2) The Laurel & Hardy syndrome: Since I can’t do verbal humour and sophisticated jokes anymore, let’s cram the page with slapstick comedy! Ha-ha! Look at her falling over! Brilliant if you want it to sound like your heroine’s lost all her brain cells somewhere between books 1 and 2 and has also become completely malcoordinated.

3) The Recycling Bin syndrome: Hey, there were some funny passages in book 1. What if I changed a word or two and recontextualised them in book 2? Works wonders if your readership is exclusively composed of goldfish.

4) The Mission: Impossible syndrome: If I can’t make it funny, at least I can make it HYPERACTIVE with like A LOT of ACTION and people who RUN and JUMP and at some point there’s a BANG and a WHOOSH and who cares about humour when there are SHRAPNELS???!!! There are many problems with this, the first being that I don’t know what shrapnels are.

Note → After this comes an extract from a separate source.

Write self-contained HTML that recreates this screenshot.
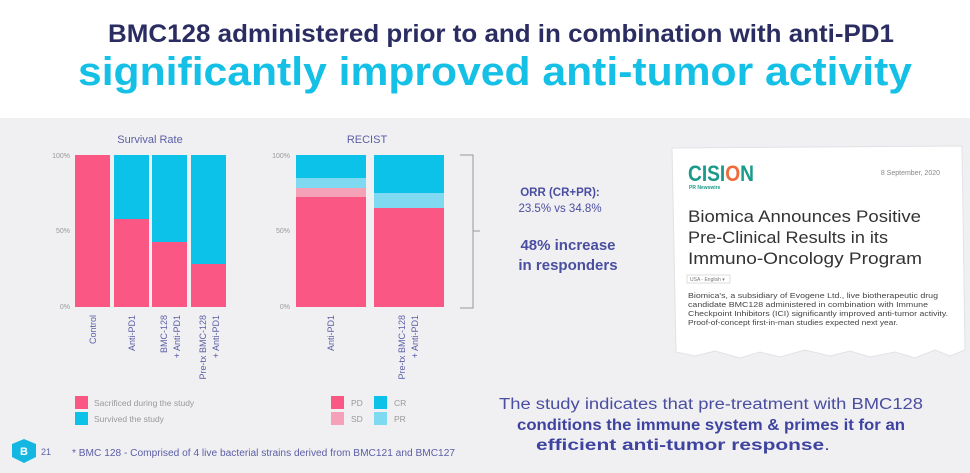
<!DOCTYPE html>
<html><head><meta charset="utf-8"><style>
html,body{margin:0;padding:0;background:#fff}
svg{display:block;font-family:"Liberation Sans",sans-serif}
</style></head><body>
<svg width="970" height="473" viewBox="0 0 970 473" xmlns="http://www.w3.org/2000/svg">
<rect width="970" height="473" fill="#fff"/>
<rect y="118" width="970" height="355" fill="#f0f0f2"/>
<text x="501" y="42" text-anchor="middle" font-size="25" font-weight="bold" fill="#2a2c62" textLength="786" lengthAdjust="spacingAndGlyphs">BMC128 administered prior to and in combination with anti-PD1</text>
<text x="495" y="85" text-anchor="middle" font-size="40" font-weight="bold" fill="#14c0e6" textLength="834" lengthAdjust="spacingAndGlyphs">significantly improved anti-tumor activity</text>

<g font-size="11" fill="#5b5ea6">
<text x="150" y="143" text-anchor="middle">Survival Rate</text>
<text x="367" y="143" text-anchor="middle">RECIST</text>
</g>
<g font-size="7" fill="#999">
<text x="70" y="158" text-anchor="end">100%</text>
<text x="70" y="233" text-anchor="end">50%</text>
<text x="70" y="309" text-anchor="end">0%</text>
<text x="290" y="158" text-anchor="end">100%</text>
<text x="290" y="233" text-anchor="end">50%</text>
<text x="290" y="309" text-anchor="end">0%</text>
</g>
<rect x="75" y="155" width="35" height="152" fill="#fb5784"/>
<rect x="114" y="155" width="35" height="64" fill="#0cc2e8"/>
<rect x="114" y="219" width="35" height="88" fill="#fb5784"/>
<rect x="152" y="155" width="35" height="87" fill="#0cc2e8"/>
<rect x="152" y="242" width="35" height="65" fill="#fb5784"/>
<rect x="191" y="155" width="35" height="109" fill="#0cc2e8"/>
<rect x="191" y="264" width="35" height="43" fill="#fb5784"/>
<rect x="296" y="155" width="70" height="23" fill="#0cc2e8"/>
<rect x="296" y="178" width="70" height="10" fill="#7fd9f0"/>
<rect x="296" y="188" width="70" height="9" fill="#f5a2b8"/>
<rect x="296" y="197" width="70" height="110" fill="#fb5784"/>
<rect x="374" y="155" width="70" height="38" fill="#0cc2e8"/>
<rect x="374" y="193" width="70" height="15" fill="#7fd9f0"/>
<rect x="374" y="208" width="70" height="99" fill="#fb5784"/>
<path d="M460 155 H473 V308 H460 M473 231 H480" stroke="#999" fill="none" stroke-width="1"/>
<g font-size="9" fill="#5b5ea6">
<text transform="translate(96,315) rotate(-90)" text-anchor="end">Control</text>
<text transform="translate(135,315) rotate(-90)" text-anchor="end">Anti-PD1</text>
<text transform="translate(167,315) rotate(-90)" text-anchor="end">BMC-128</text>
<text transform="translate(180,315) rotate(-90)" text-anchor="end">+ Anti-PD1</text>
<text transform="translate(206,315) rotate(-90)" text-anchor="end">Pre-tx BMC-128</text>
<text transform="translate(219,315) rotate(-90)" text-anchor="end">+ Anti-PD1</text>
<text transform="translate(334,315) rotate(-90)" text-anchor="end">Anti-PD1</text>
<text transform="translate(405,315) rotate(-90)" text-anchor="end">Pre-tx BMC-128</text>
<text transform="translate(418,315) rotate(-90)" text-anchor="end">+ Anti-PD1</text>
</g>
<g font-size="8.5" fill="#999">
<rect x="75" y="396" width="13" height="13" fill="#fb5784"/><text x="94" y="406">Sacrificed during the study</text>
<rect x="75" y="412" width="13" height="13" fill="#0cc2e8"/><text x="94" y="422">Survived the study</text>
<rect x="331" y="396" width="13" height="13" fill="#fb5784"/><text x="351" y="406">PD</text>
<rect x="331" y="412" width="13" height="13" fill="#f5a2b8"/><text x="351" y="422">SD</text>
<rect x="374" y="396" width="13" height="13" fill="#0cc2e8"/><text x="394" y="406">CR</text>
<rect x="374" y="412" width="13" height="13" fill="#7fd9f0"/><text x="394" y="422">PR</text>
</g>
<polygon points="24,439 36,444 36,457 24,463 12,457 12,444" fill="#14b6e2"/>
<text x="24" y="455" text-anchor="middle" font-size="11" font-weight="bold" fill="#fff">B</text>
<text x="41" y="455" font-size="9" fill="#5b5ea6">21</text>
<text x="72" y="456" font-size="10" fill="#5b5ea6" textLength="383" lengthAdjust="spacingAndGlyphs">* BMC 128 - Comprised of 4 live bacterial strains derived from BMC121 and BMC127</text>
<g text-anchor="middle" fill="#4a4ea0">
<text x="560" y="196" font-size="11.5" font-weight="bold">ORR (CR+PR):</text>
<text x="560" y="212" font-size="11.5">23.5% vs 34.8%</text>
<text x="568" y="250" font-size="15" font-weight="bold">48% increase</text>
<text x="568" y="270" font-size="15" font-weight="bold">in responders</text>
</g>
<path d="M672 148 L962 146 L965 350 L950 356 L935 350 L915 358 L895 352 L870 357 L850 351 L830 356 L805 350 L780 357 L760 352 L740 358 L715 351 L695 356 L676 352 Z" fill="#fff" stroke="#e2e2e6" stroke-width="1"/>
<text x="688" y="181" font-size="22" font-weight="bold" fill="#1a9a8a" textLength="66" lengthAdjust="spacingAndGlyphs">CISI<tspan fill="#f06a3a">O</tspan>N</text>
<text x="689" y="189" font-size="5" font-weight="bold" fill="#1a9a8a">PR Newswire</text>
<text x="940" y="175" text-anchor="end" font-size="7" fill="#888">8 September, 2020</text>
<g font-size="17" fill="#333">
<text x="688" y="222" textLength="233" lengthAdjust="spacingAndGlyphs">Biomica Announces Positive</text>
<text x="688" y="243" textLength="200" lengthAdjust="spacingAndGlyphs">Pre-Clinical Results in its</text>
<text x="688" y="264" textLength="234" lengthAdjust="spacingAndGlyphs">Immuno-Oncology Program</text>
</g>
<rect x="687" y="275" width="43" height="8" fill="#fff" stroke="#bbb" stroke-width="0.5"/>
<text x="690" y="281" font-size="5" fill="#777">USA - English ▾</text>
<g font-size="7.5" fill="#444">
<text x="688" y="298" textLength="250" lengthAdjust="spacingAndGlyphs">Biomica's, a subsidiary of Evogene Ltd., live biotherapeutic drug</text>
<text x="688" y="307" textLength="240" lengthAdjust="spacingAndGlyphs">candidate BMC128 administered in combination with Immune</text>
<text x="688" y="316" textLength="260" lengthAdjust="spacingAndGlyphs">Checkpoint Inhibitors (ICI) significantly improved anti-tumor activity.</text>
<text x="688" y="325" textLength="210" lengthAdjust="spacingAndGlyphs">Proof-of-concept first-in-man studies expected next year.</text>
</g>
<g font-size="15.5">
<text x="499" y="409" fill="#4a4ea0" textLength="424" lengthAdjust="spacingAndGlyphs">The study indicates that pre-treatment with BMC128</text>
<text x="517" y="430" fill="#3f43a0" font-weight="bold" textLength="388" lengthAdjust="spacingAndGlyphs">conditions the immune system &amp; primes it for an</text>
<text x="536" y="450" fill="#3f43a0" font-weight="bold" textLength="294" lengthAdjust="spacingAndGlyphs">efficient anti-tumor response<tspan font-weight="normal">.</tspan></text>
</g>
</svg>
</body></html>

But you’ll be glad to hear that after a lot of dilly-dallying and soul-searching and obsessive synopsis sessions (writing a synopsis doesn’t require humour), I finally managed to get going on Gargoyles Gone AWOL. And lo and behold, once you stop angsting about how unfunny you’ve become because of the unfunniness of your current situation, you realise that forcing yourself to write funny things not only works – just like it used to – but also cheers you up.

Bibliotherapy I guess, but the other way around.